Precedente: AgR-AI 211-33, red. para o acórdão Min. Henrique Neves, DJe de 19.8.2014. Agravo regimental a que se nega provimento.

(Recurso Especial Eleitoral n. 27324, Acórdão, Relator Min. ADMAR GONZAGA, Publicação: DJE-Diário de justiça eletrônico, Data: 29.9.2017.) (Grifo nosso)

 

De igual modo, a jurisprudência do TRE-RS admite a aplicação dos princípios da razoabilidade e da proporcionalidade para aprovação das contas com ressalvas quando o valor nominal da irregularidade se mostra irrelevante, adotando-se como referência a quantia de R$ 1.064,10:

PRESTAÇÃO DE CONTAS. CANDIDATO. DEPUTADO ESTADUAL. ARRECADAÇÃO E DISPÊNDIO RELATIVOS ÀS ELEIÇÕES 2018. PARECER TÉCNICO E MANIFESTAÇÃO MINISTERIAL DESFAVORÁVEIS. RECURSOS DE ORIGEM NÃO IDENTIFICADA. MONTANTE EXPRESSIVO. VALOR ABSOLUTO ÍNFIMO. RECOLHIMENTO AO TESOURO NACIONAL. RAZOABILIDADE E PROPORCIONALIDADE. APROVAÇÃO COM RESSALVAS.

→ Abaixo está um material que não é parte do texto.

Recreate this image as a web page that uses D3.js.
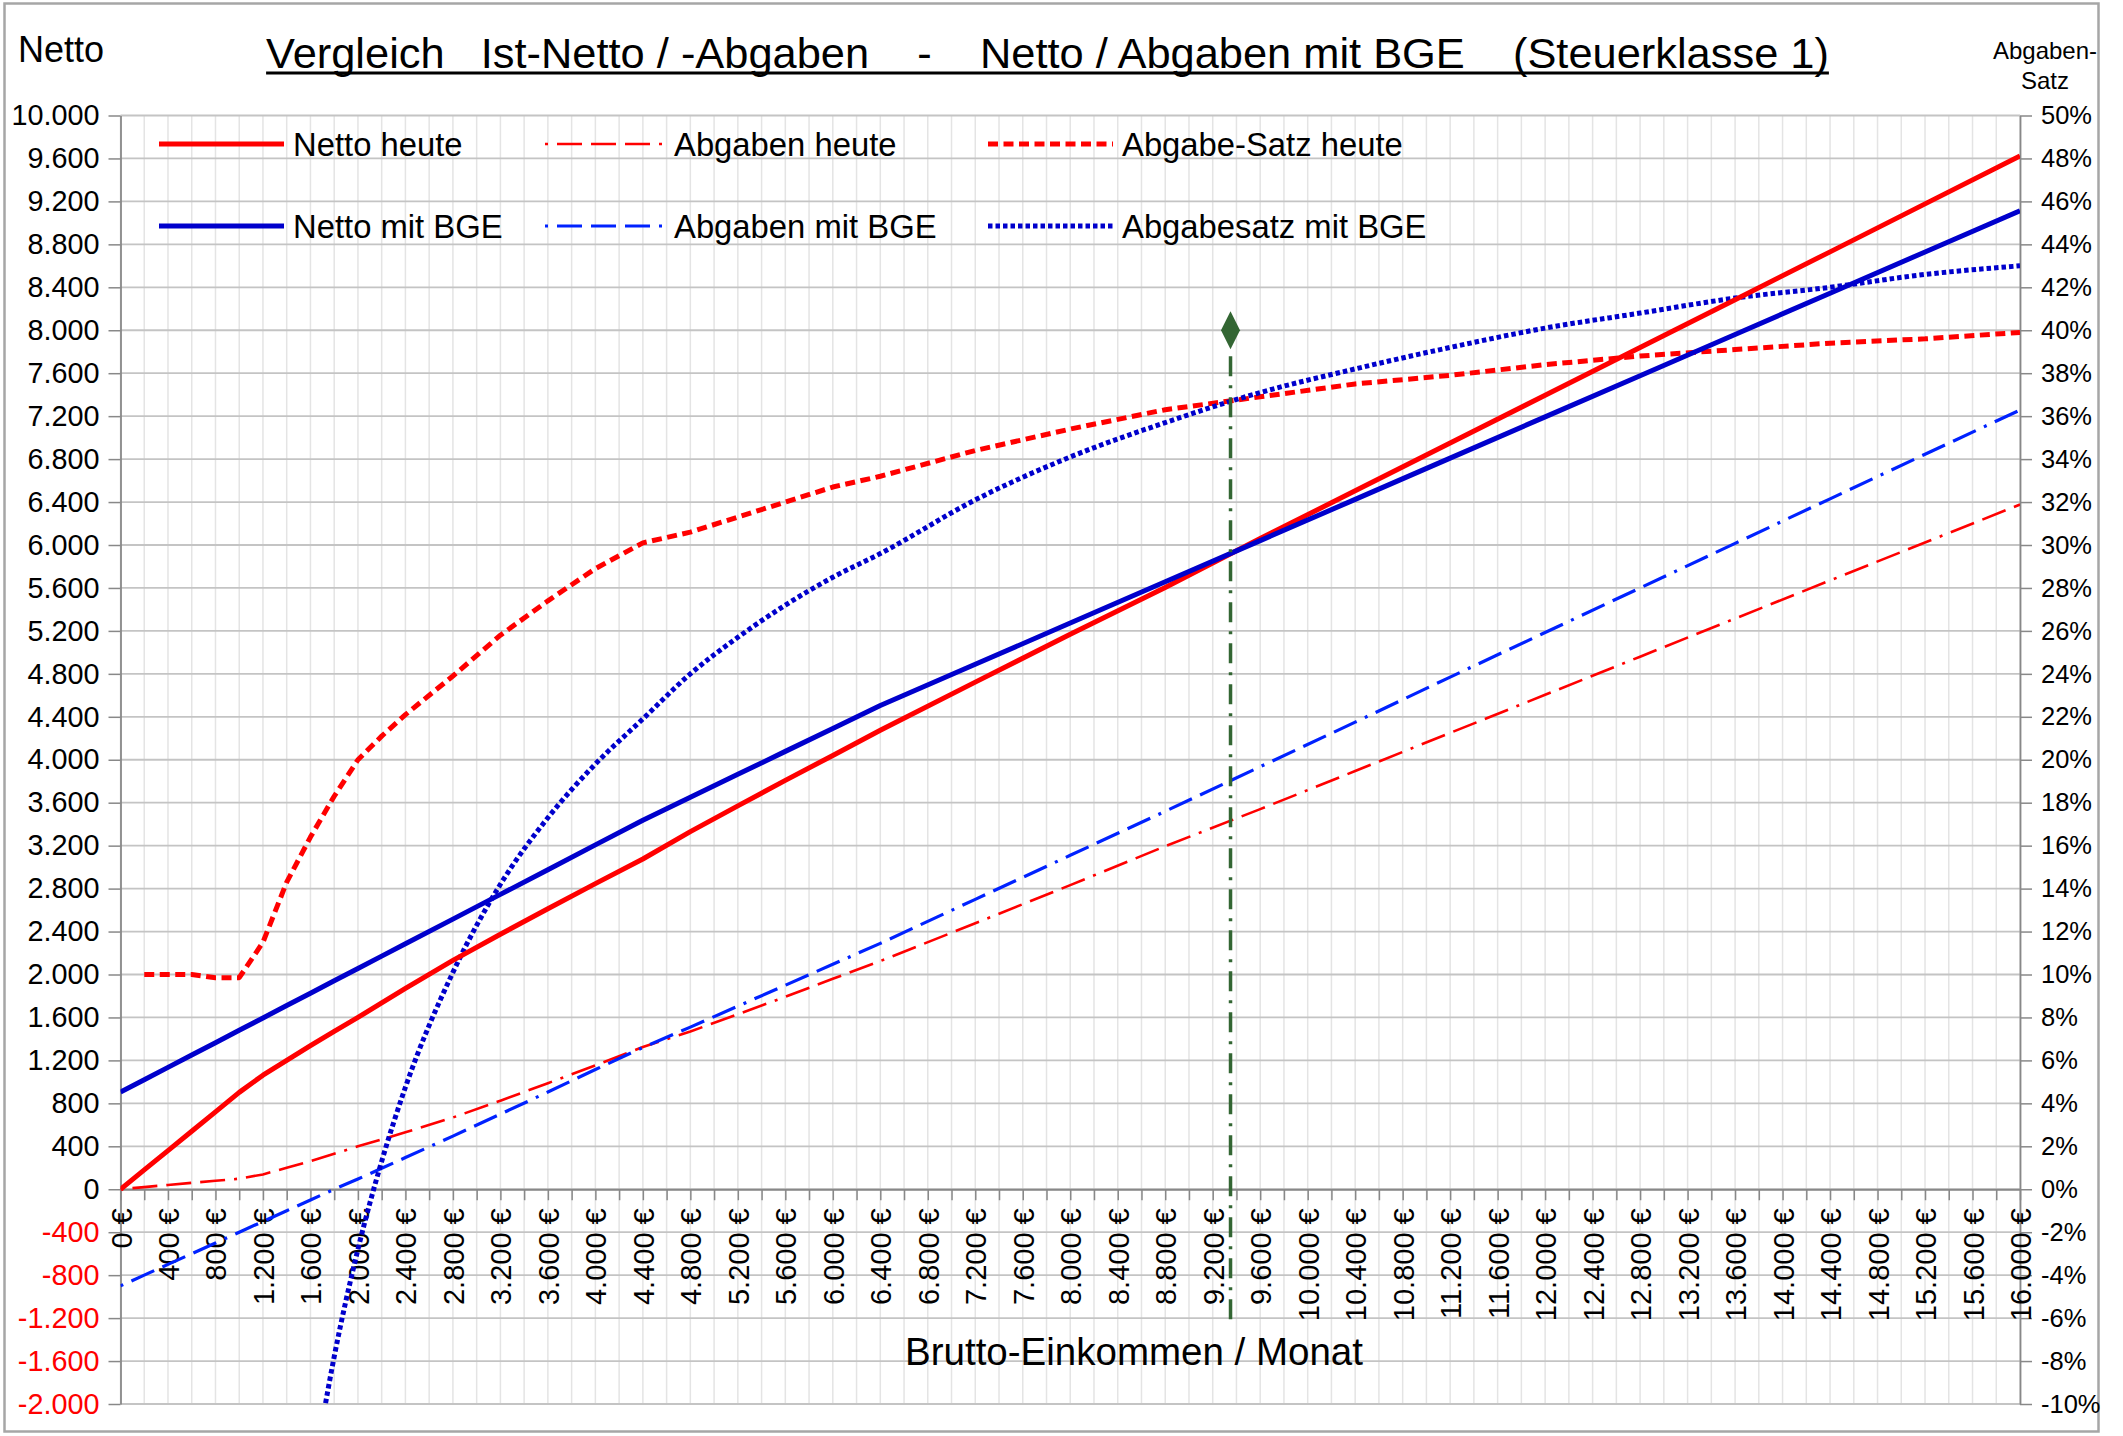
<!DOCTYPE html>
<html><head><meta charset="utf-8">
<script src="https://cdn.jsdelivr.net/npm/d3@7"></script>
<style>
html,body{margin:0;padding:0;background:#fff;}
svg{display:block;font-family:"Liberation Sans", Arial, sans-serif;}
</style></head><body>
<svg id="chart" width="2123" height="1436"></svg>
<script>
// ---------- data ----------
const brutto = [0,200,400,600,800,1000,1200,1400,1600,1800,2000,2200,2400,2800,3200,3600,4000,4400,4800,5200,5600,6000,6400,7200,8000,8800,9600,10400,11200,12000,12800,13600,14400,15200,16000];
const nettoHeute = [0,180,360,540,721,902,1062,1200,1338,1470,1600,1736,1870,2132,2375,2612,2846,3076,3331,3570,3808,4040,4275,4723,5168,5605,6060,6505,6950,7395,7840,8285,8730,9177,9623];
const abgabenHeute = [0,20,40,60,79,98,138,200,262,330,400,464,530,668,825,988,1154,1324,1469,1630,1792,1960,2125,2477,2832,3195,3540,3895,4250,4605,4960,5315,5670,6023,6377];
const satzHeute = [null,10,10,10,9.85,9.85,11.5,14.3,16.4,18.3,20,21.1,22.1,23.9,25.8,27.4,28.9,30.1,30.6,31.3,32,32.7,33.2,34.4,35.4,36.3,36.9,37.5,37.9,38.4,38.8,39.1,39.4,39.6,39.9];
const nettoBGE = [905,1020,1135,1250,1365,1480,1595,1711,1826,1941,2056,2171,2286,2516,2746,2976,3207,3436,3650,3864,4078,4291,4505,4889,5273,5657,6041,6425,6809,7193,7577,7961,8345,8729,9113];
const abgabenBGE = [-900,-800,-700,-600,-500,-400,-300,-200,-100,0,95,195,295,495,700,905,1115,1320,1510,1705,1900,2095,2290,2700,3110,3520,3935,4350,4770,5185,5600,6015,6430,6845,7257];
const satzBGE = [null,null,null,null,null,null,null,null,-14.1,-7.8,-2.8,1.3,4.75,10.1,14.2,17.3,19.8,21.9,24.0,25.7,27.2,28.5,29.6,32.1,34.1,35.7,37.1,38.2,39.2,40.1,40.8,41.5,42.0,42.6,43.0];
const markerBrutto = [9350];
const markerTop = [8000];
const markerBottom = [-1220];
const yTickValues = d3.range(-2000, 10001, 400);
const yRightTickValues = d3.range(-10, 51, 2);
const xMinorValues = d3.range(0, 16001, 200);
const seriesNames = ["Netto heute","Abgaben heute","Abgabe-Satz heute","Netto mit BGE","Abgaben mit BGE","Abgabesatz mit BGE"];
const titleText = "Vergleich   Ist-Netto / -Abgaben    -    Netto / Abgaben mit BGE    (Steuerklasse 1)";

// ---------- layout ----------
const L = 120.5, R = 2020, T = 115.5, B = 1404;
const svg = d3.select("#chart");
const x = d3.scaleLinear().domain([0,16000]).range([L,R]);
const y = d3.scaleLinear().domain([-2000,10000]).range([B,T]);
const yR = d3.scaleLinear().domain([-10,50]).range([B,T]);
const de = d3.formatLocale({decimal:",", thousands:".", grouping:[3], currency:["",""], minus:"-"});
const fmt = de.format(",.0f");

// frame
svg.append("rect").attr("x",4.5).attr("y",3.5).attr("width",2094).attr("height",1428)
  .attr("fill","#fff").attr("stroke","#a6a6a6").attr("stroke-width",2.5);

// vertical minor grid
svg.append("g").selectAll("line").data(xMinorValues).join("line")
  .attr("x1",d=>x(d)).attr("x2",d=>x(d)).attr("y1",T).attr("y2",B)
  .attr("stroke","#e4e4e4").attr("stroke-width",1.5);
// horizontal grid
svg.append("g").selectAll("line").data(yTickValues).join("line")
  .attr("x1",L).attr("x2",R).attr("y1",d=>y(d)).attr("y2",d=>y(d))
  .attr("stroke","#c4c4c4").attr("stroke-width",1.8);

// left axis
const gl = svg.append("g").attr("transform",`translate(${L},0)`)
  .call(d3.axisLeft(y).tickValues(yTickValues).tickSize(12).tickSizeOuter(0).tickPadding(9).tickFormat(fmt));
gl.selectAll("text").attr("font-size",28.8).attr("font-family","Liberation Sans, Arial, sans-serif")
  .attr("fill",d=>d<0?"#ff0000":"#000");
// right axis
const gr = svg.append("g").attr("transform",`translate(${R},0)`)
  .call(d3.axisRight(yR).tickValues(yRightTickValues).tickSize(12).tickSizeOuter(0).tickPadding(9).tickFormat(d=>d+"%"));
gr.selectAll("text").attr("font-size",25.5).attr("font-family","Liberation Sans, Arial, sans-serif").attr("fill","#000");
// bottom axis on zero line
const gb = svg.append("g").attr("transform",`translate(0,${y(0)})`)
  .call(d3.axisBottom(x).tickValues(xMinorValues).tickSize(11).tickSizeOuter(0)
    .tickFormat(d=>d%400===0 ? fmt(d)+" €" : ""));
gb.selectAll("text").attr("font-size",29).attr("font-family","Liberation Sans, Arial, sans-serif")
  .attr("fill","#000").attr("transform","rotate(-90)").attr("text-anchor","end")
  .attr("x",-19).attr("y",10.5).attr("dy","0");
[gl,gr,gb].forEach(g=>{
  g.selectAll(".domain").attr("stroke","#888").attr("stroke-width",1.8);
  g.selectAll(".tick line").attr("stroke","#888").attr("stroke-width",1.5);
});

// clip
svg.append("clipPath").attr("id","plotclip").append("rect")
  .attr("x",L).attr("y",T).attr("width",R-L).attr("height",B-T);
const plot = svg.append("g").attr("clip-path","url(#plotclip)");

const styles = [
  {color:"#ff0000", width:5, dash:null},
  {color:"#ff0000", width:2.6, dash:"3,9,25,9,25,9,25,9"},
  {color:"#ff0000", width:5, dash:"10,5.5"},
  {color:"#0000cc", width:5, dash:null},
  {color:"#0022ff", width:3.2, dash:"3,9,25,9,25,9,25,9"},
  {color:"#0000cc", width:5, dash:"4.5,3"}
];
const seriesData = [
  {vals:nettoHeute, sc:y, curve:d3.curveLinear},
  {vals:abgabenHeute, sc:y, curve:d3.curveLinear},
  {vals:satzHeute, sc:yR, curve:d3.curveLinear},
  {vals:nettoBGE, sc:y, curve:d3.curveLinear},
  {vals:abgabenBGE, sc:y, curve:d3.curveLinear},
  {vals:satzBGE, sc:yR, curve:d3.curveMonotoneX}
];
const drawOrder = [1,4,2,5,0,3];
drawOrder.forEach(i=>{
  const s = seriesData[i], st = styles[i];
  const pts = brutto.map((b,k)=>[b,s.vals[k]]);
  const line = d3.line().defined(d=>d[1]!==null).x(d=>x(d[0])).y(d=>s.sc(d[1])).curve(s.curve);
  plot.append("path").attr("d",line(pts)).attr("fill","none")
    .attr("stroke",st.color).attr("stroke-width",st.width)
    .attr("stroke-dasharray",st.dash).attr("stroke-linejoin","round");
});

// green marker
const green = "#336633";
markerBrutto.forEach((mb,i)=>{
  plot.append("line").attr("x1",x(mb)).attr("x2",x(mb))
    .attr("y1",y(markerTop[i])+26).attr("y2",y(markerBottom[i]))
    .attr("stroke",green).attr("stroke-width",3.5).attr("stroke-dasharray","20,9,3,9");
  const cx = x(mb), cy = y(markerTop[i]);
  svg.append("path").attr("d",`M${cx},${cy-19}L${cx+9.5},${cy}L${cx},${cy+19}L${cx-9.5},${cy}Z`).attr("fill",green);
});

// legend
const legCols = [159,545,988], legSample=[125,120,125], legRows=[144,226];
seriesNames.forEach((name,i)=>{
  const col = i%3, row = Math.floor(i/3);
  const sIdx = row===0 ? col : 3+col;
  const st = styles[sIdx];
  const lx = legCols[col], ly = legRows[row];
  svg.append("line").attr("x1",lx).attr("x2",lx+legSample[col]).attr("y1",ly).attr("y2",ly)
    .attr("stroke",st.color).attr("stroke-width",st.width).attr("stroke-dasharray",st.dash);
  svg.append("text").attr("x",lx+legSample[col]+9).attr("y",ly+11.5)
    .attr("font-size",32.8).attr("fill","#000").text(seriesNames[sIdx]);
});

// title
const tt = svg.append("text").attr("x",1047.5).attr("y",68).attr("text-anchor","middle")
  .attr("font-size",43.4).attr("fill","#000").style("white-space","pre").text(titleText);
const tw = tt.node().getComputedTextLength();
svg.append("line").attr("x1",1047.5-tw/2).attr("x2",1047.5+tw/2).attr("y1",73).attr("y2",73)
  .attr("stroke","#000").attr("stroke-width",3);

// axis titles
svg.append("text").attr("x",18).attr("y",62).attr("font-size",36).attr("fill","#000").text("Netto");
const rt = svg.append("text").attr("x",2045).attr("text-anchor","middle").attr("font-size",24).attr("fill","#000");
rt.append("tspan").attr("x",2045).attr("y",59).text("Abgaben-");
rt.append("tspan").attr("x",2045).attr("y",89).text("Satz");
svg.append("text").attr("x",1134).attr("y",1365).attr("text-anchor","middle")
  .attr("font-size",38.5).attr("fill","#000").text("Brutto-Einkommen / Monat");
</script>
</body></html>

1. Dos recursos de origem não identificada. 1.1. Divergências entre a movimentação financeira declarada pelo candidato e aquela aferida no extrato eletrônico do TSE. 1.2. Constatadas despesas declaradas pelo prestador que não transitaram pela conta bancária. 1.3. Omissão de nota fiscal.

2. Ainda que as falhas representem 97,88% dos valores obtidos em campanha, o valor absoluto é mínimo e, conforme entendimento jurisprudencial, permite a aplicação dos postulados da razoabilidade e da proporcionalidade para aprovar as contas com ressalvas. Determinado o recolhimento do montante irregular ao erário, nos termos do art. 82 da Resolução TSE n. 23.553/17.

3. Aprovação com ressalvas.

(TRE-RS; PC n. 0600698-02.2019.6.21.0000, Relator: Des. Federal Carlos Eduardo Thompson Flores, julgado em 14.07.2020.) (Grifo nosso)

 

Dessarte, tendo em vista que as irregularidades perfazem quantia inexpressiva, tenho que o recurso comporta provimento parcial, com a aprovação com ressalvas das contas.

Diante do exposto, VOTO pelo parcial provimento do recurso, para aprovar com ressalvas as contas de CLOVES DE OLIVEIRA e IDINEI QUIONHA DOS SANTOS, candidatos, respectivamente, aos cargos de prefeito e vice-prefeito do Município de Bom Progresso nas eleições de 2020.